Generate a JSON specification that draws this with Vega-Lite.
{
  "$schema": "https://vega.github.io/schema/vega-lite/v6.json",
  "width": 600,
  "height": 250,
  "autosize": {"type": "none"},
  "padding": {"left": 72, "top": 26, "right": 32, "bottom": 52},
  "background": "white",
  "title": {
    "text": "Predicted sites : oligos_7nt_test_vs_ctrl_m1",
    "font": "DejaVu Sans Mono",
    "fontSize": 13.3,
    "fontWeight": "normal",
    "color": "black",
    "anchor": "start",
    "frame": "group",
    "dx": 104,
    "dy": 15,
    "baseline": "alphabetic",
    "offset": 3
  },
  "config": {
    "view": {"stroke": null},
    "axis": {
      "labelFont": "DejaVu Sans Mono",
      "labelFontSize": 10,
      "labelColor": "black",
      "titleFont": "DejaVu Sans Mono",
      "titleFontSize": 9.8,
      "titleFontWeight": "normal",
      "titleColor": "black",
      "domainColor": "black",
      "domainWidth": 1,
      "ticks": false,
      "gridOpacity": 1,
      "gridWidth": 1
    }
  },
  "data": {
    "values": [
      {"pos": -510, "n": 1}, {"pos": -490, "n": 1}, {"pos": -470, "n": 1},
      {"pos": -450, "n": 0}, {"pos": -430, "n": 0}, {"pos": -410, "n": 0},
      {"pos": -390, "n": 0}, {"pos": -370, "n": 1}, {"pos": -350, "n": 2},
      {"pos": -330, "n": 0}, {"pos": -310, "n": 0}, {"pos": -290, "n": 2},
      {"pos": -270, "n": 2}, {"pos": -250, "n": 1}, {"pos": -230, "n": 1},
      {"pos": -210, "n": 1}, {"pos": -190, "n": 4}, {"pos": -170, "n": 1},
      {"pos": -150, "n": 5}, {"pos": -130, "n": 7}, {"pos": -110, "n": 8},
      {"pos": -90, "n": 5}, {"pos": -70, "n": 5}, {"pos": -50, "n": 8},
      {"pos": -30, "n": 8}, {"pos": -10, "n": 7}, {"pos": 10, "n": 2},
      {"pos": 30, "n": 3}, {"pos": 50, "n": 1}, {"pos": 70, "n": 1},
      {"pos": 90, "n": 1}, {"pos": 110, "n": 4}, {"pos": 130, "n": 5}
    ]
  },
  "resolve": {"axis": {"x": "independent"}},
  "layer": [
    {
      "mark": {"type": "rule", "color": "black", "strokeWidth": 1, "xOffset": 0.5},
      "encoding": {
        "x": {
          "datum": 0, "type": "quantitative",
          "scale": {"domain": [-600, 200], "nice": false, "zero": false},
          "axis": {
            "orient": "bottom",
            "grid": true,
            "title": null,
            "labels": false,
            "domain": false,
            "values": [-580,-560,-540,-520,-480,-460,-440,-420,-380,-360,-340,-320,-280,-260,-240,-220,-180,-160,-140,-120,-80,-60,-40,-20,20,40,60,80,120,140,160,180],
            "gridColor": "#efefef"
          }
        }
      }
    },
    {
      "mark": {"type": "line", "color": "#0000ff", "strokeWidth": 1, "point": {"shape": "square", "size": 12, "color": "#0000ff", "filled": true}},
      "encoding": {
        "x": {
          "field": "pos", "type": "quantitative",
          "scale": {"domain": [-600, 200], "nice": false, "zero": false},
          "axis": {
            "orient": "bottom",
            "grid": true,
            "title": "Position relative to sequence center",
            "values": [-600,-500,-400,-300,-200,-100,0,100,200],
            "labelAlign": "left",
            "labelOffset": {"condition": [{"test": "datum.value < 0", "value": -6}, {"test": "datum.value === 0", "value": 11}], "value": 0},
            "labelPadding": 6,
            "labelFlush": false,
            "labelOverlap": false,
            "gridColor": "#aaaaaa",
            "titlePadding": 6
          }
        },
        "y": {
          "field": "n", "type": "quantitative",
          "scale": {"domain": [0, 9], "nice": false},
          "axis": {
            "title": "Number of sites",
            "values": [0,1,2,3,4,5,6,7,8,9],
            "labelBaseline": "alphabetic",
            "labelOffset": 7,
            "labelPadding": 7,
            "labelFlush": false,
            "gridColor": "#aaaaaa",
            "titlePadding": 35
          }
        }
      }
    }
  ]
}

* * *

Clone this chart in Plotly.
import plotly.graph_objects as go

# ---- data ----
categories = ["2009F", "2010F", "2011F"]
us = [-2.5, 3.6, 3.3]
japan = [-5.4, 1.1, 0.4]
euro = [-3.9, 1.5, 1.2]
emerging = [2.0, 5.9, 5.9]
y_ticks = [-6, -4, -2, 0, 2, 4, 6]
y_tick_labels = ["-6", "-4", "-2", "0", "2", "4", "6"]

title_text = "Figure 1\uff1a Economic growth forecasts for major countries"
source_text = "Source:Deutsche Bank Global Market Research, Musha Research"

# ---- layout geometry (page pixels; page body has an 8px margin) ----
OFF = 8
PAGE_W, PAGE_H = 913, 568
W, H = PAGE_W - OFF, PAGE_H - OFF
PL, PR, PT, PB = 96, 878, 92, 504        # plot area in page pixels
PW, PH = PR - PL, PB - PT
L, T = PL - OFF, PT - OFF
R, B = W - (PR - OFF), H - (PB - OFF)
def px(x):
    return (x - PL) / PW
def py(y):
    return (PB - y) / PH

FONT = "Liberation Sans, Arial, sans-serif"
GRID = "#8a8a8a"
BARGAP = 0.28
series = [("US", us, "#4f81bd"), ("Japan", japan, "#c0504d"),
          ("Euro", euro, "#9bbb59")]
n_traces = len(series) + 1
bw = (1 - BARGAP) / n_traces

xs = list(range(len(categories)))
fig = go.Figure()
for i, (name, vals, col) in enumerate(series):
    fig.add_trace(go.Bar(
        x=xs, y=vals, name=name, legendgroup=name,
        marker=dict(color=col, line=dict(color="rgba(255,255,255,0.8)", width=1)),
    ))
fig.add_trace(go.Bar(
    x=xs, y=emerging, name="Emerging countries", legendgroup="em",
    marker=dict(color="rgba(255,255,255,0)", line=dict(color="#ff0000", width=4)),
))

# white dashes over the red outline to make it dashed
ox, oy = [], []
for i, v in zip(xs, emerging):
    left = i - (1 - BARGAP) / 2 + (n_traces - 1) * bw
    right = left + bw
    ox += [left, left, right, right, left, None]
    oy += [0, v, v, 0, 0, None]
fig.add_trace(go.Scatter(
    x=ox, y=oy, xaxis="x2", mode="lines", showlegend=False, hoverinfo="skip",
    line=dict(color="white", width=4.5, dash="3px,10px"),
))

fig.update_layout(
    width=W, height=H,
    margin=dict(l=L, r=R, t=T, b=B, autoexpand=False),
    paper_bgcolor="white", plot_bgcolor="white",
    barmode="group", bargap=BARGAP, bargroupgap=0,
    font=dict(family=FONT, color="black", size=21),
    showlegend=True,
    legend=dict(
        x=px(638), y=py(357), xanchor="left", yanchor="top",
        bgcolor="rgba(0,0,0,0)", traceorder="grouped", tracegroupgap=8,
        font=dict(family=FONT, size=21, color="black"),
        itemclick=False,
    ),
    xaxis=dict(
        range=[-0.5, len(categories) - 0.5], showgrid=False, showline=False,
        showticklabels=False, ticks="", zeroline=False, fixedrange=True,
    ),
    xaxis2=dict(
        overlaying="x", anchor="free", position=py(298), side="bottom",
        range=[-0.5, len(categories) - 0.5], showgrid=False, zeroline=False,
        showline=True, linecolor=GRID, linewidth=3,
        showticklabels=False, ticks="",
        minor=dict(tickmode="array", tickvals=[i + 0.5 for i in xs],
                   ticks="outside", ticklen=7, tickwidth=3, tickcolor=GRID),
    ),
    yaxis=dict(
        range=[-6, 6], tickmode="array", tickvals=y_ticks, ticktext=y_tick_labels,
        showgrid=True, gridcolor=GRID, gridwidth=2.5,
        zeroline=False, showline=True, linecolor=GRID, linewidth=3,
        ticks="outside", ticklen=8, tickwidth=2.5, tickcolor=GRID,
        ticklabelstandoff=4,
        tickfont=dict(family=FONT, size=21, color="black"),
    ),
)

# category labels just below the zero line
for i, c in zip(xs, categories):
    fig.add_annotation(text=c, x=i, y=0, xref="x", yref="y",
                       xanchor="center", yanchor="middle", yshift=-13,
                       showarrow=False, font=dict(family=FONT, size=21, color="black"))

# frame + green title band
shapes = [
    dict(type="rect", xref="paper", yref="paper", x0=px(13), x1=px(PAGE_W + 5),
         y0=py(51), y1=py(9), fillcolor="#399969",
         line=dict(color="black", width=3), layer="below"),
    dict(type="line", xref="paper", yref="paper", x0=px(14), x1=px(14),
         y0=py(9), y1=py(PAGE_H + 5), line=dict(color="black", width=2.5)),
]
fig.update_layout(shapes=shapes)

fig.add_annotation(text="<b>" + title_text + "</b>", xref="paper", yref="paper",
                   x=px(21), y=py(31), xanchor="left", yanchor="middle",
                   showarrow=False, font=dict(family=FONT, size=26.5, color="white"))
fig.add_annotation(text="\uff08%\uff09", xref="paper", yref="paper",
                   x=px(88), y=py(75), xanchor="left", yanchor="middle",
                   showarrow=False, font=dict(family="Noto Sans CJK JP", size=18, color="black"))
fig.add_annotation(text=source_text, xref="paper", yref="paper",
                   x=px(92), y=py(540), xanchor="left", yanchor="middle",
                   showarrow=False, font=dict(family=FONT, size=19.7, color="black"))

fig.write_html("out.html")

--

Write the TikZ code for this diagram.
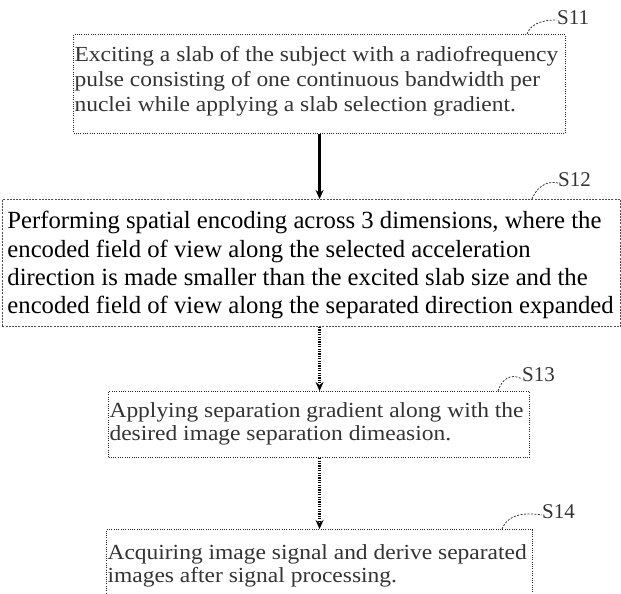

--- Exercise prompt ---
Find every line with "this" in the listing and state how many there are, nothing else.

--- Worked answer ---
3